Kredi derecelendirme kuruluşlarıyla aramız hiçbir zaman iyi olmadı. Türkiye’nin kredi notunun iki yıl önce yaklaşık 20 yıllık bir aradan sonra yatırım yapılabilir seviyeye çıkarılması bile aradaki buzları eritmedi. Hatırlarsanız, bu not artırımının çok geç yapıldığı yönünde eleştiriler oldu.

 Geriye doğru küçük bir tur yapalım; kredi notu kavramı hayatımıza ilk kez 4 Mayıs 1992’de S&P’den’den aldığımız “BBB” notuyla girdi, bir gün sonra Moody’s Türkiye’nin kredi notunu “Baa3” olarak açıkladı. Fitch ile tanışmamız biraz daha sonra; 10 Ağustos 1994’de verdiği “B” ile oldu.

 1994  krizi, daha sonra Asya ve Rusya’daki krizlerin Türkiye’ye de sıçraması sonucu ekonomimiz sürekli kriz havasında oldu. 2001’de yaşanan finansal dalgalanma ile Türkiye tarihinin en büyük ekonomik krizi ile karşı karşıya kaldı. Söylemeye ne hacet, bu süreçlerde kredi derecelendirme kuruluşları ile aramızın iyi olmadığını biliyoruz. Bununla birlikte, kriz önlemleri  ve özellikle bankacılık sektörünü yeniden düzenleyen yapısal reformlar ile ekonominin ayakları yere daha sağlam basmaya başladı. Türkiye’nin kredi notu ile ilgili beklentileri de arttı! Ama beklenen not bir türlü gelmedi.
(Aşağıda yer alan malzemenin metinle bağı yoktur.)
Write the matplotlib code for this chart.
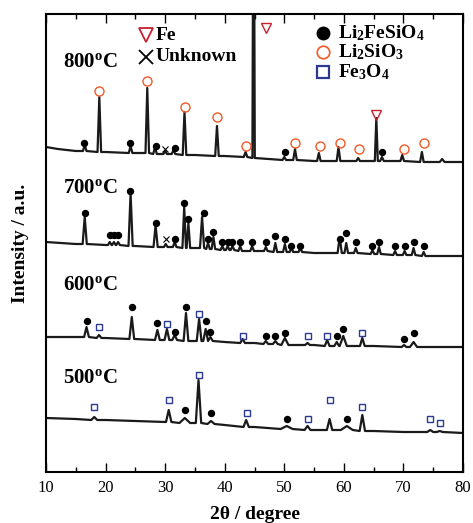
import numpy as np
import matplotlib
matplotlib.use('Agg')
import matplotlib.pyplot as plt

plt.rcParams['font.family'] = 'Liberation Serif'
plt.rcParams['mathtext.fontset'] = 'custom'
plt.rcParams['mathtext.rm'] = 'Liberation Serif'
plt.rcParams['mathtext.bf'] = 'Liberation Serif:bold'
plt.rcParams['mathtext.it'] = 'Liberation Serif:italic'

# baselines (2theta, intensity a.u.)
base800_x = [10, 12, 15, 20, 25, 30, 35, 40, 45, 50, 55, 60, 65, 70, 75, 80]
base800_y = [325, 323, 321, 320, 319, 318, 317, 316, 314, 312, 311, 311, 311, 311, 310, 310]
base700_x = [10, 15, 20, 25, 30, 35, 40, 45, 50, 55, 60, 65, 70, 75, 80]
base700_y = [230, 228, 227, 226, 225, 224, 222, 221, 220, 219, 219, 218, 217, 216, 216]
base600_x = [10, 15, 20, 25, 30, 35, 40, 45, 50, 55, 60, 65, 70, 75, 80]
base600_y = [135, 135, 134, 133, 132, 131, 130, 129, 127, 127, 126, 126, 125, 125, 125]
base500_x = [10, 15, 20, 25, 30, 35, 40, 45, 50, 55, 60, 65, 70, 75, 80]
base500_y = [54, 53, 52, 51, 50, 49, 47, 45, 43, 42, 42, 41, 40, 40, 39]

# peaks: (position, top, foot level, half width)
peaks800 = [(16.5, 327, 321, 0.3), (18.95, 375, 320, 0.3), (24.2, 326, 319, 0.3),
            (27.0, 384, 319, 0.3), (28.3, 325, 318, 0.3), (30.0, 321, 318, 0.3),
            (31.4, 322, 318, 0.3), (33.25, 360, 317, 0.3), (38.7, 346, 316, 0.3),
            (43.5, 320, 315, 0.3), (44.85, 700, 314, 0.2), (50.0, 315, 312, 0.3),
            (51.8, 323, 312, 0.3), (55.8, 319, 311, 0.3), (59.1, 325, 311, 0.3),
            (62.4, 314, 311, 0.3), (65.45, 354, 311, 0.25), (66.4, 315, 311, 0.3),
            (69.8, 317, 311, 0.3), (73.1, 320, 310, 0.3), (76.5, 313, 310, 0.4)]
peaks700 = [(16.5, 255, 228, 0.35), (20.7, 230, 227, 0.3), (21.4, 230, 227, 0.3),
            (22.1, 230, 227, 0.3), (24.2, 279, 226, 0.35), (28.4, 247, 225, 0.35),
            (30.1, 228, 225, 0.3), (31.6, 230, 225, 0.3), (33.2, 265, 224, 0.3),
            (33.9, 249, 224, 0.3), (36.2, 255, 224, 0.35), (37.2, 229, 223, 0.3),
            (38.1, 235, 223, 0.3), (39.6, 226, 222, 0.3), (40.5, 226, 222, 0.3),
            (41.3, 226, 222, 0.3), (42.6, 226, 221, 0.3), (44.6, 226, 221, 0.3),
            (46.9, 225, 221, 0.3), (48.5, 229, 220, 0.3), (50.1, 228, 220, 0.3),
            (51.2, 224, 220, 0.3), (52.7, 224, 220, 0.3), (59.3, 235, 219, 0.35),
            (60.4, 229, 219, 0.3), (62.0, 224, 219, 0.3), (64.8, 222, 218, 0.3),
            (65.9, 225, 218, 0.3), (68.6, 221, 217, 0.3), (70.2, 221, 217, 0.3),
            (71.7, 224, 217, 0.3), (73.4, 220, 216, 0.3)]
peaks600 = [(16.8, 145, 135, 0.4), (18.9, 137, 134, 0.4), (24.4, 155, 133, 0.4),
            (28.7, 142, 132, 0.4), (30.3, 143, 132, 0.4), (31.6, 137, 132, 0.4),
            (33.5, 159, 131, 0.4), (35.7, 153, 131, 0.4), (36.8, 143, 131, 0.4),
            (37.6, 135, 131, 0.4), (43.0, 133, 129, 0.4), (46.9, 131, 128, 0.4),
            (48.5, 131, 128, 0.4), (50.1, 134, 127, 0.6), (53.9, 129, 127, 0.4),
            (57.2, 132, 126, 0.4), (58.8, 130, 126, 0.4), (59.9, 136, 126, 0.6),
            (63.1, 134, 126, 0.4), (70.1, 127, 125, 0.4), (71.7, 130, 125, 0.6)]
peaks500 = [(18.1, 55, 52, 0.5), (30.6, 62, 50, 0.45), (33.3, 54, 49, 0.9),
            (35.6, 92, 49, 0.45), (37.7, 51, 48, 0.6), (43.6, 52, 45, 0.45),
            (50.4, 46, 43, 1.0), (53.9, 46, 42, 0.5), (57.6, 53, 42, 0.45),
            (60.5, 46, 42, 1.0), (63.1, 57, 41, 0.45), (74.5, 42, 40, 0.5),
            (76.1, 41, 40, 0.5)]

# phase markers
li2fesio4_x = [16.4, 24.1, 28.4, 31.6, 50.1, 66.4,
               16.5, 20.7, 21.4, 22.1, 24.1, 28.4, 31.6, 33.2, 33.9, 36.5, 37.2, 38.1,
               39.6, 40.5, 41.3, 42.6, 44.6, 46.9, 48.5, 50.1, 51.2, 52.7, 59.3, 60.4,
               62.0, 64.8, 65.9, 68.6, 70.2, 71.7, 73.4,
               16.8, 24.4, 28.7, 31.6, 33.5, 36.8, 37.6, 46.9, 48.5, 50.1, 58.8, 59.9,
               70.1, 71.7,
               33.3, 37.7, 50.4, 60.5]
li2fesio4_y = [329, 329, 326, 324, 320, 320,
               259, 237, 237, 237, 281, 249, 233, 269, 253, 259, 233, 240,
               230, 230, 230, 230, 230, 230, 236, 233, 226, 226, 233, 239,
               230, 226, 230, 226, 226, 230, 226,
               151, 165, 149, 140, 165, 151, 140, 136, 136, 139, 136, 143,
               133, 139,
               62, 59, 53, 53]
li2sio3_x = [18.95, 27.0, 33.3, 38.7, 43.6, 51.8, 56.0, 59.3, 62.5, 70.1, 73.4]
li2sio3_y = [381, 391, 365, 355, 326, 329, 326, 329, 323, 323, 329]
fe3o4_x = [18.9, 30.3, 35.7, 43.0, 53.9, 57.2, 63.1,
           18.1, 30.6, 35.6, 43.7, 53.9, 57.6, 63.1, 74.5, 76.1]
fe3o4_y = [145, 148, 158, 136, 136, 136, 139,
           65, 72, 97, 59, 53, 72, 65, 53, 49]
fe_x = [65.4, 46.9]
fe_y = [357, 444]
unknown_x = [30.0, 30.1]
unknown_y = [323, 233]

temps = ['800', '700', '600', '500']
temp_y = [410, 284, 187, 94]


def build(bx, by, peaks):
    xs, ys = [], []
    for x, y in zip(bx, by):
        if not any(abs(x - p[0]) <= p[3] for p in peaks):
            xs.append(x)
            ys.append(y)
    for pos, top, foot, w in peaks:
        xs += [pos - w, pos, pos + w]
        ys += [foot, top, foot]
    order = np.argsort(xs, kind='stable')
    return np.array(xs)[order], np.array(ys)[order]


fig = plt.figure(figsize=(4.73, 5.23), dpi=100)
ax = fig.add_axes([46 / 473, 51 / 523, 417 / 473, 458 / 523])

for bx, by, pk in [(base800_x, base800_y, peaks800), (base700_x, base700_y, peaks700),
                   (base600_x, base600_y, peaks600), (base500_x, base500_y, peaks500)]:
    x, y = build(bx, by, pk)
    ax.plot(x, y, color='#1a1a1a', lw=1.6, solid_joinstyle='round')

red = '#f05a28'
blue = '#2b3a93'
fe_red = '#c8202f'
ax.plot(li2fesio4_x, li2fesio4_y, 'o', ms=4.3, color='black', ls='none')
ax.plot(li2sio3_x, li2sio3_y, 'o', ms=6.5, mfc='none', mec=red, mew=1.0, ls='none')
ax.plot(fe3o4_x, fe3o4_y, 's', ms=4.0, mfc='none', mec=blue, mew=1.0, ls='none')
ax.plot(fe_x, fe_y, 'v', ms=7.5, mfc='none', mec=fe_red, mew=1.0, ls='none')
ax.plot(unknown_x, unknown_y, 'x', ms=5, color='black', mew=0.8, ls='none')

for t, ty in zip(temps, temp_y):
    ax.text(12.8, ty, t + r'$^{\mathbf{o}}$C', fontsize=15, fontweight='bold',
            ha='left', va='center')

# legend drawn by hand
tr = ax.transAxes
ax.plot([0.241], [0.954], 'v', ms=10, mfc='none', mec=fe_red, mew=1.3, transform=tr)
ax.text(0.262, 0.954, 'Fe', transform=tr, fontsize=14, fontweight='bold', va='center')
ax.plot([0.241], [0.907], 'x', ms=10, color='black', mew=1.3, transform=tr)
ax.text(0.262, 0.907, 'Unknown', transform=tr, fontsize=14, fontweight='bold', va='center')
ax.plot([0.664], [0.958], 'o', ms=9, color='black', transform=tr)
ax.text(0.700, 0.958, r'Li$_{\mathbf{2}}$FeSiO$_{\mathbf{4}}$', transform=tr, fontsize=14,
        fontweight='bold', va='center')
ax.plot([0.664], [0.917], 'o', ms=9, mfc='none', mec=red, mew=1.2, transform=tr)
ax.text(0.700, 0.917, r'Li$_{\mathbf{2}}$SiO$_{\mathbf{3}}$', transform=tr, fontsize=14,
        fontweight='bold', va='center')
ax.plot([0.664], [0.873], 's', ms=8.5, mfc='none', mec=blue, mew=1.6, transform=tr)
ax.text(0.700, 0.873, r'Fe$_{\mathbf{3}}$O$_{\mathbf{4}}$', transform=tr, fontsize=14,
        fontweight='bold', va='center')

ax.set_xlim(10, 80)
ax.set_ylim(0, 458)
ax.set_xticks(range(10, 81, 10))
ax.set_xticks(range(15, 80, 10), minor=True)
ax.set_yticks([])
ax.tick_params(axis='x', which='both', direction='in', top=True, width=1.0, labelsize=12, pad=6)
ax.tick_params(axis='x', which='major', length=6.5)
ax.tick_params(axis='x', which='minor', length=3.6)
for s in ax.spines.values():
    s.set_linewidth(1.5)

ax.set_xlabel(u'2\u03b8 / degree', fontsize=14, fontweight='bold', labelpad=7)
ax.set_ylabel('Intensity / a.u.', fontsize=14, fontweight='bold', labelpad=12)

plt.savefig('out.png', dpi=100)
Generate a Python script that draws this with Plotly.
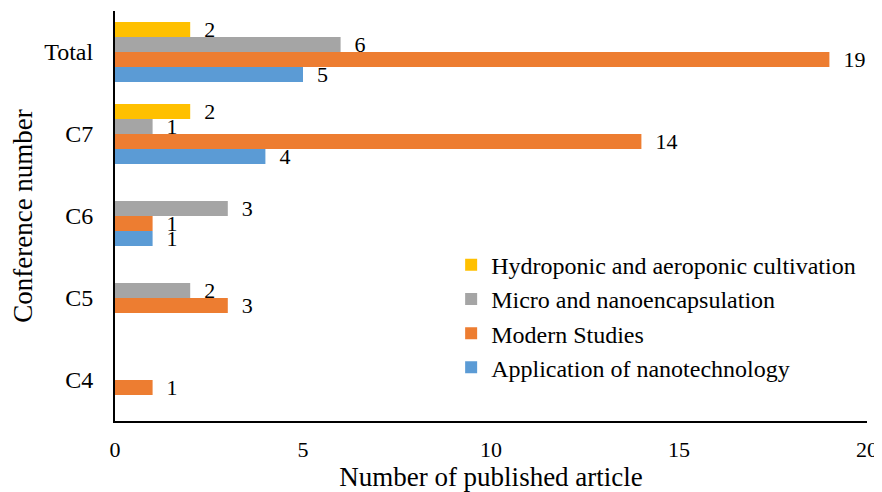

 O güzel haber, 20 yıl sonra geldi: 5 Kasım 2012’de Fitch Türkiye’nin uzun vadeli yabancı para cinsinden kredi notunu bir basamak artırarak, en düşük ‘yatırım yapılabilir seviye’ olan ‘BBB-‘ye; Moody’s ise 16 Mayıs 2013’te Türkiye’nin kredi notunu yatırım yapılabilir seviyenin bir kademe altı olan “Ba1″den, ‘yatırım yapılabilir’ seviye olan “Baa3″e; Standard & Poor’s Türkiye’nin kredi notunu 28 Mart 2013’te “BB”den “BB+”ya; Japon kredi derecelendirme kuruluşu JCR da 23 Mayıs 2013’te BB”den “BBB-“ye iki basamak birden artırarak ‘yatırım yapılabilir’ seviyeye yükseltti.

O günden bugüne kredi notlarında bir değişiklik olmasa da görünüm ile ilgili değişiklikler yaşandı. Türkiye’ye yatırım sınıfında not vermeyen tek dereceleme kuruluşu olan Standard & Poors (S&P), 7 Şubat 2014’te Türkiye’nin ülke notunu (BB+) değiştirmediğini ancak görünümünü durağandan negatife çevirdiğini; Moody’s 11 Nisan 2014’te durağan olan görünümü siyasi belirsizlik ve yavaşlayan büyüme oranı gerekçesi ile negatife çevirdiğini açıkladı…

SPK tebliğlerine ve “Moody’s’in kendi iç yönetmeliğine bakmakta yarar var:

SPK Tebliği’nde; “Kredi derecelendirme kuruluşları, her yıl Aralık ayı sonunda, bir sonraki yıl içerisinde yapacakları not ve/veya görünüm açıklamalarının tarihlerine ilişkin takvimi kamuya duyurur ve SPK’ya gönderir. Not veya görünüm açıklamalarının Cuma günleri yapılması esastır. Gerekli ve/veya acil durumlarda takvim değiştirilebilir ama bu durumda gerekçe ile birlikte yeni tarihin de kamuoyuna açıklanması gerekir…” şeklinde bir açıklama bulunuyor.

Moody’s’in internet sitesinde, “Derecelendirme Süreci’’ başlıklı notundaki 5. Madde’sinde ise “Ülkelerin kredi notlarına, kamuya açıklanmadan önce itiraz edip yeni bilgi veya bilgiler sunmaları halinde kuruluşun not yayımlamayı erteleyebileceği, bunun için ülkelerin sadece itiraz etmesinin yeterli olmadığı ikna edici ve notu etkileyecek bilgilerin sunulması da gerektiği…” diyor.